I, on the other hand, was schooled in the tradition of politeness over honesty. If you have a derogatory comment about someone you smile sweetly to their face and talk about them behind their back. I mean, that’s the polite thing to do. Right?
This blog is my baby. And while my baby might have an ugly name, it’s mine and I like it.
Thus, it occurred to me that not only is Matt direct, but he was never taught the social etiquette of baby names. Specifically, when you can and cannot give your opinion about an infant’s moniker. So, this is a public service announcement to my dear, slightly clueless friend.
First and foremost, you don’t ever—ever—criticize the name of someone’s baby after it’s already named. As soon as the ink dries on the birth certificate it’s a done deal. Keep your pie hole shut.
The time to offer your opinion is during the initial discussions. Or—Matt you might want to take notes here—if they ASK for your opinion. For example, when I was pregnant with my firstborn, we were considering the name Duncan if it was a boy. We asked some people what they thought and universally they responded, “You mean like Dunkin Donuts?” We crossed it off the list. No harm done.
So Matt, the next time your friend brings over her newly born son and proudly presents him stating, “We’ve decided to name him Bratwurst Zwiebel Schmitt, in honor of our German heritage.”
You smile sweetly and state simply, “I think that’s wonderful.”
You are definitely allowed to look across the room to Melissa, give her a knowing glance that says, “Good God, that poor kid is going to get his butt kicked on the playground.”
Melissa can softly mouth, “I know. What were they thinking?”
But you say nothing to your demented, sausage-loving friend.
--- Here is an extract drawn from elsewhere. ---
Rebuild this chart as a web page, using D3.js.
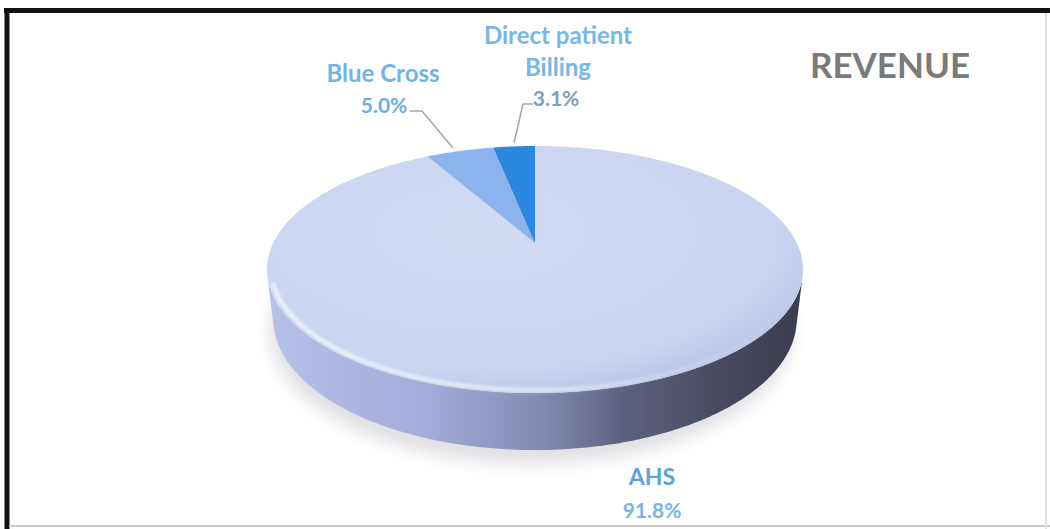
<!DOCTYPE html>
<html>
<head>
<meta charset="utf-8">
<script src="https://cdn.jsdelivr.net/npm/d3@7"></script>
<style>
  body { margin: 0; background: #fff; }
  text { font-family: Lato, "Open Sans", sans-serif; font-weight: 700; }
</style>
</head>
<body>
<svg id="chart"></svg>
<script>
// chart data
const categories = ["AHS", "Blue Cross", "Direct patient Billing"];
const shares = [91.8, 5.0, 3.1];
const labelLines = [["AHS"], ["Blue Cross"], ["Direct patient", "Billing"]];
const title = "REVENUE";

const W = 1050, H = 529;
const svg = d3.select("#chart").attr("width", W).attr("height", H);
const defs = svg.append("defs");

// perspective camera for the 3D disc
const cx = 535, cy = 243;
const sinE = 0.45, cosE = 0.893, D = 4.16, f = 1089, depthH = 0.212;

function proj(a, r, z) {
  const u = r * Math.sin(a), v = -r * Math.cos(a);
  const dd = D - v * cosE - z * sinE;
  return [cx + f * u / dd, cy + f * (v * sinE - z * cosE) / dd];
}

function arcPoints(a0, a1, r, z) {
  const n = Math.max(4, Math.ceil(Math.abs(a1 - a0) / 0.01));
  return d3.range(n + 1).map(i => proj(a0 + (a1 - a0) * i / n, r, z));
}

const line = d3.line();
const colors = ["#cfd7f2", "#8cb3ec", "#2b87df"];

const pie = d3.pie().sort(null).value(d => d)
  .startAngle(0).endAngle(2 * Math.PI);
const arcs = pie(shares);

// silhouette angles of the cylinder wall
const tang = Math.acos(-1 / (D * cosE));
const s0 = tang, s1 = 2 * Math.PI - tang;

// filters and gradients
const blur = defs.append("filter").attr("id", "blur")
  .attr("x", "-20%").attr("y", "-40%").attr("width", "140%").attr("height", "180%");
blur.append("feGaussianBlur").attr("stdDeviation", 8);
const soft = defs.append("filter").attr("id", "soft")
  .attr("x", "-10%").attr("y", "-50%").attr("width", "120%").attr("height", "200%");
soft.append("feGaussianBlur").attr("stdDeviation", 1.8);

const leftX = proj(s1, 1, 0)[0], rightX = proj(s0, 1, 0)[0];
const wallGrad = defs.append("linearGradient").attr("id", "wall")
  .attr("gradientUnits", "userSpaceOnUse")
  .attr("x1", leftX).attr("x2", rightX).attr("y1", 0).attr("y2", 0);
[[0, "#b6c1e8"], [0.3, "#a2acd9"], [0.52, "#8089ae"], [0.66, "#5f6282"],
 [0.85, "#48495f"], [1, "#3b3c4f"]].forEach(([o, c]) =>
  wallGrad.append("stop").attr("offset", o).attr("stop-color", c));

const topGrad = defs.append("radialGradient").attr("id", "topface")
  .attr("cx", "40%").attr("cy", "35%").attr("r", "70%");
topGrad.append("stop").attr("offset", 0).attr("stop-color", "#d2daf4");
topGrad.append("stop").attr("offset", 0.8).attr("stop-color", "#cad3f0");
topGrad.append("stop").attr("offset", 1).attr("stop-color", "#b9c3e6");

const rimGrad = defs.append("linearGradient").attr("id", "rim")
  .attr("gradientUnits", "userSpaceOnUse")
  .attr("x1", leftX).attr("x2", rightX).attr("y1", 0).attr("y2", 0);
[[0, "#ffffff", 0.75], [0.5, "#ffffff", 0.55], [0.8, "#ffffff", 0.15], [1, "#ffffff", 0]]
  .forEach(([o, c, op]) => rimGrad.append("stop").attr("offset", o)
    .attr("stop-color", c).attr("stop-opacity", op));

// frame
svg.append("line").attr("x1", 4).attr("x2", W).attr("y1", 10.5).attr("y2", 10.5)
  .attr("stroke", "#111").attr("stroke-width", 5);
svg.append("line").attr("x1", 7).attr("x2", 7).attr("y1", 8).attr("y2", H)
  .attr("stroke", "#111").attr("stroke-width", 5);
svg.append("line").attr("x1", 9).attr("x2", W).attr("y1", 526).attr("y2", 526)
  .attr("stroke", "#c8c8c8").attr("stroke-width", 2);
svg.append("line").attr("x1", 1046).attr("x2", 1046).attr("y1", 13).attr("y2", H)
  .attr("stroke", "#e2e2e2").attr("stroke-width", 2);

// soft shadow under the disc
const shadowPts = arcPoints(0, 2 * Math.PI, 1.0, -depthH - 0.03);
svg.append("path")
  .attr("d", line(shadowPts.map(p => [p[0] - 4, p[1] + 6])) + "Z")
  .attr("fill", "#9a9aa8").attr("opacity", 0.3).attr("filter", "url(#blur)");

// wall
const wallTop = arcPoints(s0, s1, 1, 0);
const wallBot = arcPoints(s1, s0, 1, -depthH);
svg.append("path").attr("d", line(wallTop.concat(wallBot)) + "Z")
  .attr("fill", "url(#wall)");

// top face slices
svg.append("g").selectAll("path")
  .data(arcs)
  .join("path")
  .attr("d", d => line([proj(0, 0, 0)].concat(arcPoints(d.startAngle, d.endAngle, 1, 0))) + "Z")
  .attr("fill", (d, i) => i === 0 ? "url(#topface)" : colors[i]);

// front rim highlight
svg.append("path")
  .attr("d", line(arcPoints(s0 + 0.15, s1 - 0.05, 0.985, 0)))
  .attr("fill", "none").attr("stroke", "url(#rim)").attr("stroke-width", 4)
  .attr("filter", "url(#soft)");

// labels
const fmt = v => d3.format(".1f")(v) + "%";
const labelPos = [
  { x: 652, y: 485, size: 23, lead: null },
  { x: 383, y: 82, size: 24, lead: [[410, 111], [422, 111], [453, 148]] },
  { x: 558, y: 44, size: 24, lead: [[533, 104], [523, 104], [514, 143]] }
];
const nameColors = ["#5ba3dc", "#72b4e6", "#76b6e9"];
const pctColors = ["#74b6e8", "#6aaee4", "#7d9fc4"];
const lineGap = 32;

const labels = svg.append("g").selectAll("g")
  .data(categories)
  .join("g");

labels.each(function(c, i) {
  const g = d3.select(this);
  const p = labelPos[i];
  labelLines[i].forEach((t, j) => {
    g.append("text").attr("x", p.x).attr("y", p.y + j * lineGap)
      .attr("text-anchor", "middle").attr("font-size", p.size)
      .attr("fill", nameColors[i]).text(t);
  });
  const pctY = i === 0 ? p.y + 33 : i === 1 ? 113 : 106;
  const pctX = i === 0 ? p.x : i === 1 ? 384 : 556;
  g.append("text").attr("x", pctX).attr("y", pctY)
    .attr("text-anchor", "middle").attr("font-size", 21)
    .attr("fill", pctColors[i]).text(fmt(shares[i]));
  if (p.lead) {
    g.append("path").attr("d", line(p.lead)).attr("fill", "none")
      .attr("stroke", "#a6a6a6").attr("stroke-width", 1.5);
  }
});

// title
svg.append("text").attr("x", 890).attr("y", 78).attr("text-anchor", "middle")
  .attr("font-size", 35).attr("fill", "#7a7a7a").text(title);
</script>
</body>
</html>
However, it is appropriate, and also highly recommended in such instances, to bow your head and pray for the safety of little Bratwurst.
This is the end of my public service announcement. (Cue The More You Know music.)
After I got over the shock of Matt criticizing my choice of name, I tried to hear him out. Specifically, Matt’s point was, “What’s wellness mean anyway? It’s so arbitrary. It could mean something different to everyone.”
And that, my friends, is actually a fair point.
Dictionary.com defines wellness as: The quality or state of being healthy in body and mind, esp. as the result of deliberate effort.
The National Wellness Association defines it similarly as "an active process of becoming aware of and making choices toward a more successful existence,” and claims that six interrelated aspects of human life comprise wellness:
- Emotional wellness refers to awareness, sensitivity, and acceptance of feelings and the ability to successfully express and manage one's feelings. Emotional wellness enables people to cope with stress, maintain satisfying relationships with family and friends, and assume responsibility for their actions.
- Intellectual wellness emphasizes knowledge, learning, creativity, problem solving, and lifelong interest in learning and new ideas.
- Occupational wellness relates to preparing for and pursuing work that is meaningful, satisfying, and consistent with one's interests, aptitudes, and personal beliefs.
- Physical wellness is more than simply freedom from disease. The physical dimension of wellness concentrates on prevention of illness and encourages exercise, healthy diet, and knowledgeable, appropriate use of the health care system. Physical wellness requires individuals to take personal responsibility for actions and choices that affect their health.
- Social wellness is acting in harmony with nature, family, and others in the community. The pursuit of social wellness may involve actions to protect or preserve the environment or contribute to the health and well-being of the community by performing volunteer work.
- Spiritual wellness involves finding meaning in life and acting purposefully in a manner that is consistent with one's deeply held values and beliefs.
Matt’s right. Wellness is an ambiguous concept. But, the common denominator for me is that wellness is an active process about making choices to enhance the quality of your life. It’s about personal responsibility and commitment to achieve a well life. However you choose to define a “well life.”
For my emotional wellness, I’ve decided to forgive Matt, because I love him despite his directness and I appreciate his honesty. Plus, I got to roast him on my poorly named blog, which makes me happy.
Without knowing it Matt contributed to my intellectual, emotional, and occupational well-being. Good work Matty. What are you doing for dinner next Saturday? I need more material for my little Bratwurst.